I generate some density plot using the following code:
DensityPlot[
Log10[distr2[1, \[Theta]B, EB]], {\[Theta]B, 7*10^-4, 0.2}, {EB, 2,
350}, ScalingFunctions -> {"Log", "Log"}, AspectRatio -> 0.7,
PlotRange -> {{7*10^-4, 0.2}, All, {-2, 2}}, ImageSize -> Large,
FrameLabel -> {"\!\(\*SubscriptBox[\(\[Theta]\), \(a\)]\) [rad]" ,
"\!\(\*SubscriptBox[\(E\), \(a\)]\) [GeV]"}, Frame -> True,
FrameStyle -> Directive[Black, 25],
PlotLegends ->
Placed[BarLegend[{Automatic(*ColorData["RedBlueTones"]*), {-2, 2}},
LegendMarkerSize -> 340,
LegendLabel ->
Placed["\!\(\*SubscriptBox[\(Log\), \
\(10\)]\)[\!\(\*SubscriptBox[\(f\), \(ALP\)]\)]", Bottom],
LabelStyle -> {FontSize -> 22},
Method -> {FrameStyle -> Black, AxesStyle -> None,
TicksStyle -> Black}], Bottom],
PlotLabel ->
Style[Row[{"ALPs coupled to \[Gamma]. Primakov process. \
\!\(\*SubscriptBox[\(m\), \(a\)]\) = 1 GeV"}], 18, Black],
FrameTicks -> {{Automatic, Automatic}, {TicksPlotx, None}}]
Export[FileNameJoin[{NotebookDirectory[],
"plots/SensCalc/Double-Distr-ALPs.pdf"}], plot1]
In Mathematica and in Chrome/Edge web-browsers, as well as in Adobe Acrobat, it looks okay:
However, it is empty on Safari:
In addition, the size of the file is pretty large - around 1 Mb. Could you please tell me how to save the file without losing the quality of the plot but without the mentioned problems? I was thinking of rasterizing the plot itself but keeping the labels and legends vector, but I do not know whether it is possible at all in Mathematica.

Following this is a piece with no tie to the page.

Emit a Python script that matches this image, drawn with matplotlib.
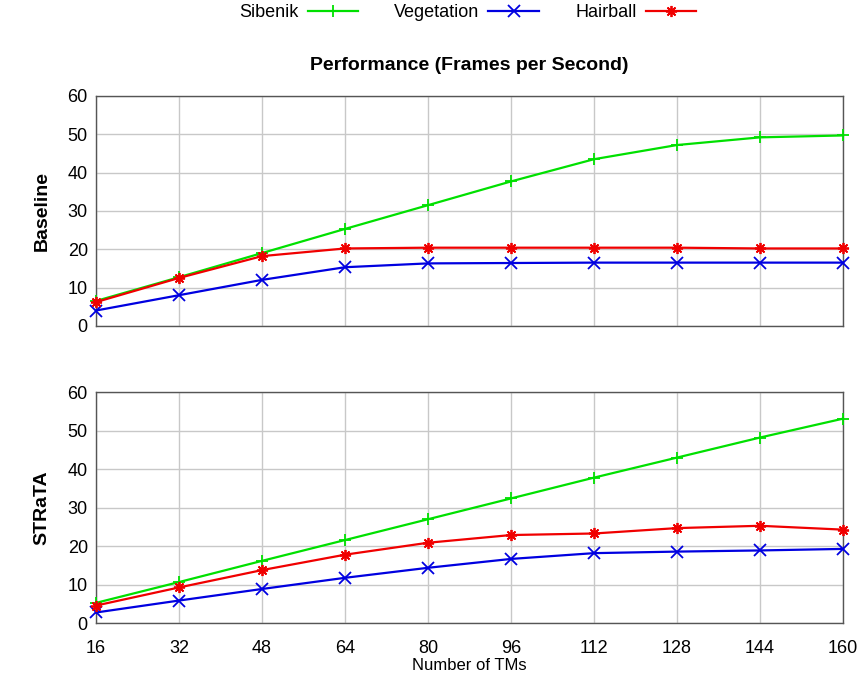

The option "AllowRasterization" -> True
is ugly. On the other hand, the option "AllowRasterization" -> False
produces a light .pdf but with ugly rectangles and triangles (but who knows, maybe it is the only way...):
Edit
This is some example plot:
function[x_, y_] =
10^18 Cos[5*x] Sin[x] Exp[-((y^2*Cos[2*x]^4)/100)];
TicksPlotx =
Join[Flatten[
Table[{i*10^j, ""}, {i, 2, 9, 1}, {j, -4, 0, 1}], {1,
2}], {{10^-3,
"\!\(\*SuperscriptBox[\(10\), \(-3\)]\)", {0.03, 0}}, {10^-2,
"\!\(\*SuperscriptBox[\(10\), \(-2\)]\)", {0.03, 0}}, {10^-1,
"\!\(\*SuperscriptBox[\(10\), \(-1\)]\)", {0.03, 0}}, {1, 1,
0.03}}];
plot1 = DensityPlot[
Log10[function[x, y]], {x, 7*10^-4, 0.2}, {y, 2, 350},
ScalingFunctions -> {"Log", "Log"}, AspectRatio -> 0.7,
PlotRange -> {{7*10^-4, 0.2}, All, {-6, 13}}, ImageSize -> Large,
FrameLabel -> {"\!\(\*SubscriptBox[\(\[Theta]\), \(a\)]\) [rad]" ,
"\!\(\*SubscriptBox[\(E\), \(a\)]\) [GeV]"}, Frame -> True,
FrameStyle -> Directive[Black, 25],
PlotLegends ->
Placed[BarLegend[{Automatic(*ColorData[
"RedBlueTones"]*), {-6, 13}}, LegendMarkerSize -> 340,
LegendLabel ->
Placed["\!\(\*SubscriptBox[\(Log\), \
\(10\)]\)[\!\(\*SubscriptBox[\(f\), \(ALP\)]\) [\!\(\*SuperscriptBox[\
\(GeV\), \(-1\)]\) \!\(\*SuperscriptBox[\(rad\), \(-1\)]\)]]",
Bottom], LabelStyle -> {FontSize -> 22},
Method -> {FrameStyle -> Black, AxesStyle -> None,
TicksStyle -> Black}], Bottom],
PlotLabel ->
Style[Row[{"ALPs coupled to \[Gamma]. Primakov process. \
\!\(\*SubscriptBox[\(m\), \(a\)]\) = 1 GeV"}], 18, Black],
FrameTicks -> {{Automatic, Automatic}, {TicksPlotx, None}}]